Still pretty cool, mind you… but nothing like the sites we get to see today. All of these sites were in rubble. Weather, the jungle, time, and raiders destroy everything… quickly. I am sure it was still a great moment to stumble across this stuff in the jungle, but nothing that made you say ‘this is the most significant place and find in history.’ See, nothing in front of you is higher than the tree line. Sure, it was 1,000 years ago. Now, it is just rocks in the jungle. That is why no one finds this stuff for ages. Even in a plane, you would miss probably 90% of this stuff before it was restored.
Most of these sites have to be put back together. It is VERY expensive, and VERY time consuming. To put these things into the shape we get to see them (and by extension we assume the shape they were in during their heyday) they have to:
- Identify every single piece that goes to the thing.
- Dig it up. It is something that was made? Or… just a rock?
- Number it
- figure out exactly where that went
- how it went… exactly. Imagine putting a puzzle together where every single piece is grey. Oh, and was out in the yard for 600 years.
Do you see a vision of transcendence? I did, too. It’s pretty great for us.
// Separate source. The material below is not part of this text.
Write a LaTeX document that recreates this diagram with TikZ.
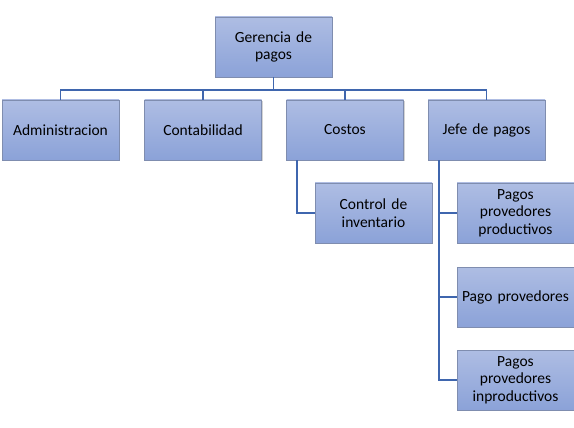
\documentclass[tikz,border=0pt]{standalone}
\usepackage{fontspec}
\setmainfont{Carlito}
\usetikzlibrary{shadows}
\definecolor{boxtop}{HTML}{AEBDE3}
\definecolor{boxbot}{HTML}{8BA2D8}
\definecolor{boxline}{HTML}{7F8DAF}
\definecolor{linkblue}{HTML}{3F66AE}

\begin{document}
\begin{tikzpicture}[x=1pt,y=-1pt,
    unit/.style={draw=boxline,line width=0.6pt,top color=boxtop,bottom color=boxbot,
        minimum width=117pt,minimum height=60pt,inner sep=2pt,align=center,
        text width=113pt,font=\fontsize{15.5}{17.5}\selectfont,
        drop shadow={opacity=0.35,shadow xshift=1pt,shadow yshift=-1pt}},
    link/.style={draw=linkblue,line width=1.1pt},
]
    \useasboundingbox (0,0) rectangle (574,428);

    \node [unit] (ger) at (273.5,47) {Gerencia de\\pagos};

    \node [unit] (adm) at (60.5,130) {Administracion};
    \node [unit] (con) at (203,130) {Contabilidad};
    \node [unit] (cos) at (345,130) {Costos};
    \node [unit] (jef) at (486.5,130) {Jefe de pagos};

    \node [unit] (inv) at (373.5,213) {Control de\\inventario};

    \node [unit] (pp) at (515.5,213) {Pagos\\provedores\\productivos};
    \node [unit] (pv) at (515.5,297) {Pago provedores};
    \node [unit] (pi) at (515.5,380) {Pagos\\provedores\\inproductivos};

    % top level
    \coordinate (bar) at (273.5,90);
    \draw [link] (ger.south) -- (bar);
    \foreach \n in {adm,con,cos,jef}
        \draw [link] (bar) -| (\n.north);

    % Costos
    \draw [link] ([xshift=-48pt]cos.south) |- (inv.west);

    % Jefe de pagos
    \foreach \n in {pp,pv,pi}
        \draw [link] ([xshift=-47.5pt]jef.south) |- (\n.west);

\end{tikzpicture}
\end{document}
Think of putting together this puzzle, but it isn’t square. It’s 3D… in the shape of a castle, we think. But, every piece is colored identically and someone threw away the box. I mean… maybe this was a great castle. Or… maybe this was a giant 12 story human foot.
The point of this story is that this is still very much a living work in progress. The Ankgor Wat you go see in 5 years will be a prettier and better reconstructed one than we saw. It is like the Sagrada Familia. It has been being built for over a 100 years… and will still be under construction in our lifetime. This is significant. Most iconic world heritage sites are not changing. Stonehenge and the Roman Colosseum look exactly the same today as when your grandparents saw it. They will look exactly the same when your grandchildren go see it. In 5,000 years, if there is still people, those two sites will mostly look the same.
Where do you get the millions needed to rebuild these? France has been basically carrying Cambodia and their heritage sites for a couple of hundred years. When the Khmer Rouge came in and started destroying absolutely everything and everyone… the French smuggled out super valuable stuff to hold it safely. Then, they gave it all back… unlike England. There are a bunch of charities now helping under the banner of the ‘World Heritage Sites‘, which is run by a wonderful multi-country initiative called ‘Unesco‘. They are kinda single handedly holding the Earth’s most precious human creations together through awareness and fundraising.
*** tangent
Wanna see the world? Don’t have the time to travel around the world? Go to an English museum. They used to run the world, and they have all the coolest shit. Unlike France, England has kept all their cool stuff. We got to see, and even touch, the actual motherfucking Rosetta Stone. It unlocked ancient languages in a single swoop. It could be the single most important human artifact on all of Earth.
I tell you this because there is a super duper cool aspect of this ‘in progress’. Go to Cambodia now, do it. They are wonderful, and need the money. The Cambodia you go to tomorrow will be different from the one your parents went to. Well, not your parents… but your friends’ more interesting parents. Your parents didn’t get to travel the world, because they had to raise your dumb ass. Instead of that trip to Rome for your mom and dad, you got braces. Best appreciate them.
Cambodia keeps getting better. Mind you, they have only been open to the world for about a decade or so. They are not ‘free’, either. Not in the sense you and I think of. They can’t leave Cambodia. You could move to Cambodia, though, I guess. This guy pretty much says “I dare ya“.
*** tangent too
Speaking of the French, America needs to stop talking shit about them. From what I learned, and this is anecdotal after a week in the country – France has carried Cambodia. They protected Cambodia, the bankrolled Cambodia, and they hid all of Cambodia’s cool shit when the Khmer came a killin. Remember, they bankrolled the US fight for independence against England. Without France, you have no United States. Without France, Cambodia would still be civil-warring itself into oblivion.